**Supplied data**
---

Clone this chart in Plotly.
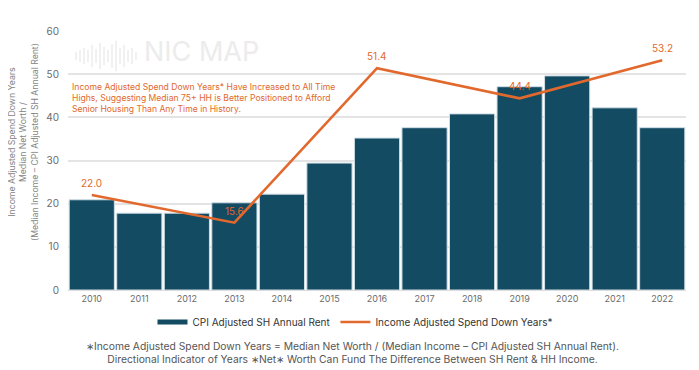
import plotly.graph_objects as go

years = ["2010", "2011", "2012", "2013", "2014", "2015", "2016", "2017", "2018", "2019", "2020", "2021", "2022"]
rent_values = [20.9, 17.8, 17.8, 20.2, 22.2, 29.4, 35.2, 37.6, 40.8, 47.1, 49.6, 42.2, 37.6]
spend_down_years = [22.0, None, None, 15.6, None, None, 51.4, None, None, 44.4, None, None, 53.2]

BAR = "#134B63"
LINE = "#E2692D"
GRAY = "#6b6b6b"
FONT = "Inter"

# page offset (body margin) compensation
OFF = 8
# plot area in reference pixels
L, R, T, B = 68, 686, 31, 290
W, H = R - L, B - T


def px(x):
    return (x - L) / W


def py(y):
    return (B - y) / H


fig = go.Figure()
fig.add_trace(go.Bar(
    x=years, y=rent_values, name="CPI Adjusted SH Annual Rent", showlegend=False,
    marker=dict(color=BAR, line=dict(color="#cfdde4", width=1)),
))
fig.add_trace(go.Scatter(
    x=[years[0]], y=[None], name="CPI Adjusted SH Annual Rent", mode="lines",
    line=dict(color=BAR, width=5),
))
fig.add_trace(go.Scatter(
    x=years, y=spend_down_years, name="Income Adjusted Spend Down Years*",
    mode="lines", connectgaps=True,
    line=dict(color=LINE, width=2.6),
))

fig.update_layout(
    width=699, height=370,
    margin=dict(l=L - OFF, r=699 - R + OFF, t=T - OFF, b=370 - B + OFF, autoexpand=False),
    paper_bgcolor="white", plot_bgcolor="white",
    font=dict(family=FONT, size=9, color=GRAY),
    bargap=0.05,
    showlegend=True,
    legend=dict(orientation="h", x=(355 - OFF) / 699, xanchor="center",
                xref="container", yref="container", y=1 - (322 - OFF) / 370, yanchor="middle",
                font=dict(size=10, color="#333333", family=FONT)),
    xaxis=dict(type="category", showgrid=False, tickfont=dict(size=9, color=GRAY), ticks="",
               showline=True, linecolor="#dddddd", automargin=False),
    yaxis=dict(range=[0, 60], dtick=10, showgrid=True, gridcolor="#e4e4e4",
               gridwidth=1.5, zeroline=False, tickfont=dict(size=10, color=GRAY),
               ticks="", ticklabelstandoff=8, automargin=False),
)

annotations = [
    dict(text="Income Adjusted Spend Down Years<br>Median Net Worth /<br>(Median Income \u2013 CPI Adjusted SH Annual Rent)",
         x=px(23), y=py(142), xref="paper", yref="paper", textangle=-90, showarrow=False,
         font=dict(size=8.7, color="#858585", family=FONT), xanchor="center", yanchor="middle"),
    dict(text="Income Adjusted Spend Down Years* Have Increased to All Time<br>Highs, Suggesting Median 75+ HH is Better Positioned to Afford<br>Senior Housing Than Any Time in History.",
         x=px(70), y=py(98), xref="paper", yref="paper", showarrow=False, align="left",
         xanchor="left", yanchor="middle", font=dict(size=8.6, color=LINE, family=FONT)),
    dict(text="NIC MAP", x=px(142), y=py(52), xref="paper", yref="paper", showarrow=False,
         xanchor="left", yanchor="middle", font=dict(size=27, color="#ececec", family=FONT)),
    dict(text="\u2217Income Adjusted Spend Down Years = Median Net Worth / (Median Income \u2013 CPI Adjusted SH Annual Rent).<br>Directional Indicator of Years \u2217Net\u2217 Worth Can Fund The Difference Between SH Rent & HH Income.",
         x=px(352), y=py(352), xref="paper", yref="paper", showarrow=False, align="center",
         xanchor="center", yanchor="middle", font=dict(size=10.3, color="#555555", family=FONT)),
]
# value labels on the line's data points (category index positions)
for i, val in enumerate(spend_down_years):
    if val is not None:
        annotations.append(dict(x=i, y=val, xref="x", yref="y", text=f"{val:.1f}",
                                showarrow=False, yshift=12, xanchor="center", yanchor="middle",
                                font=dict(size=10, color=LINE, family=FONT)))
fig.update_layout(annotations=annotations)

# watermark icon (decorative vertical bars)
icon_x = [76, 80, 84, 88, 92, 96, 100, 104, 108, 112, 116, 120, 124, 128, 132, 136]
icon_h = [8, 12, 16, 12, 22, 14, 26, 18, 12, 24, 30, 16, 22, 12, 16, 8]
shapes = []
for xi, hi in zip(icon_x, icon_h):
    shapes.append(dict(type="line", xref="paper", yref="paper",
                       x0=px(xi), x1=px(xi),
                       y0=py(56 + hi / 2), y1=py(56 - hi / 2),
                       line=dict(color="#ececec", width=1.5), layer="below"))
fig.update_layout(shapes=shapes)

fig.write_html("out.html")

---

Transcribe each line above verbatim, with the pictures left out.

**Correct result**
Clone this chart in Plotly.
import plotly.graph_objects as go

years = ["2010", "2011", "2012", "2013", "2014", "2015", "2016", "2017", "2018", "2019", "2020", "2021", "2022"]
rent_values = [20.9, 17.8, 17.8, 20.2, 22.2, 29.4, 35.2, 37.6, 40.8, 47.1, 49.6, 42.2, 37.6]
spend_down_years = [22.0, None, None, 15.6, None, None, 51.4, None, None, 44.4, None, None, 53.2]

BAR = "#134B63"
LINE = "#E2692D"
GRAY = "#6b6b6b"
FONT = "Inter"

# page offset (body margin) compensation
OFF = 8
# plot area in reference pixels
L, R, T, B = 68, 686, 31, 290
W, H = R - L, B - T


def px(x):
    return (x - L) / W


def py(y):
    return (B - y) / H


fig = go.Figure()
fig.add_trace(go.Bar(
    x=years, y=rent_values, name="CPI Adjusted SH Annual Rent", showlegend=False,
    marker=dict(color=BAR, line=dict(color="#cfdde4", width=1)),
))
fig.add_trace(go.Scatter(
    x=[years[0]], y=[None], name="CPI Adjusted SH Annual Rent", mode="lines",
    line=dict(color=BAR, width=5),
))
fig.add_trace(go.Scatter(
    x=years, y=spend_down_years, name="Income Adjusted Spend Down Years*",
    mode="lines", connectgaps=True,
    line=dict(color=LINE, width=2.6),
))

fig.update_layout(
    width=699, height=370,
    margin=dict(l=L - OFF, r=699 - R + OFF, t=T - OFF, b=370 - B + OFF, autoexpand=False),
    paper_bgcolor="white", plot_bgcolor="white",
    font=dict(family=FONT, size=9, color=GRAY),
    bargap=0.05,
    showlegend=True,
    legend=dict(orientation="h", x=(355 - OFF) / 699, xanchor="center",
                xref="container", yref="container", y=1 - (322 - OFF) / 370, yanchor="middle",
                font=dict(size=10, color="#333333", family=FONT)),
    xaxis=dict(type="category", showgrid=False, tickfont=dict(size=9, color=GRAY), ticks="",
               showline=True, linecolor="#dddddd", automargin=False),
    yaxis=dict(range=[0, 60], dtick=10, showgrid=True, gridcolor="#e4e4e4",
               gridwidth=1.5, zeroline=False, tickfont=dict(size=10, color=GRAY),
               ticks="", ticklabelstandoff=8, automargin=False),
)

annotations = [
    dict(text="Income Adjusted Spend Down Years<br>Median Net Worth /<br>(Median Income \u2013 CPI Adjusted SH Annual Rent)",
         x=px(23), y=py(142), xref="paper", yref="paper", textangle=-90, showarrow=False,
         font=dict(size=8.7, color="#858585", family=FONT), xanchor="center", yanchor="middle"),
    dict(text="Income Adjusted Spend Down Years* Have Increased to All Time<br>Highs, Suggesting Median 75+ HH is Better Positioned to Afford<br>Senior Housing Than Any Time in History.",
         x=px(70), y=py(98), xref="paper", yref="paper", showarrow=False, align="left",
         xanchor="left", yanchor="middle", font=dict(size=8.6, color=LINE, family=FONT)),
    dict(text="NIC MAP", x=px(142), y=py(52), xref="paper", yref="paper", showarrow=False,
         xanchor="left", yanchor="middle", font=dict(size=27, color="#ececec", family=FONT)),
    dict(text="\u2217Income Adjusted Spend Down Years = Median Net Worth / (Median Income \u2013 CPI Adjusted SH Annual Rent).<br>Directional Indicator of Years \u2217Net\u2217 Worth Can Fund The Difference Between SH Rent & HH Income.",
         x=px(352), y=py(352), xref="paper", yref="paper", showarrow=False, align="center",
         xanchor="center", yanchor="middle", font=dict(size=10.3, color="#555555", family=FONT)),
]
# value labels on the line's data points (category index positions)
for i, val in enumerate(spend_down_years):
    if val is not None:
        annotations.append(dict(x=i, y=val, xref="x", yref="y", text=f"{val:.1f}",
                                showarrow=False, yshift=12, xanchor="center", yanchor="middle",
                                font=dict(size=10, color=LINE, family=FONT)))
fig.update_layout(annotations=annotations)

# watermark icon (decorative vertical bars)
icon_x = [76, 80, 84, 88, 92, 96, 100, 104, 108, 112, 116, 120, 124, 128, 132, 136]
icon_h = [8, 12, 16, 12, 22, 14, 26, 18, 12, 24, 30, 16, 22, 12, 16, 8]
shapes = []
for xi, hi in zip(icon_x, icon_h):
    shapes.append(dict(type="line", xref="paper", yref="paper",
                       x0=px(xi), x1=px(xi),
                       y0=py(56 + hi / 2), y1=py(56 - hi / 2),
                       line=dict(color="#ececec", width=1.5), layer="below"))
fig.update_layout(shapes=shapes)

fig.write_html("out.html")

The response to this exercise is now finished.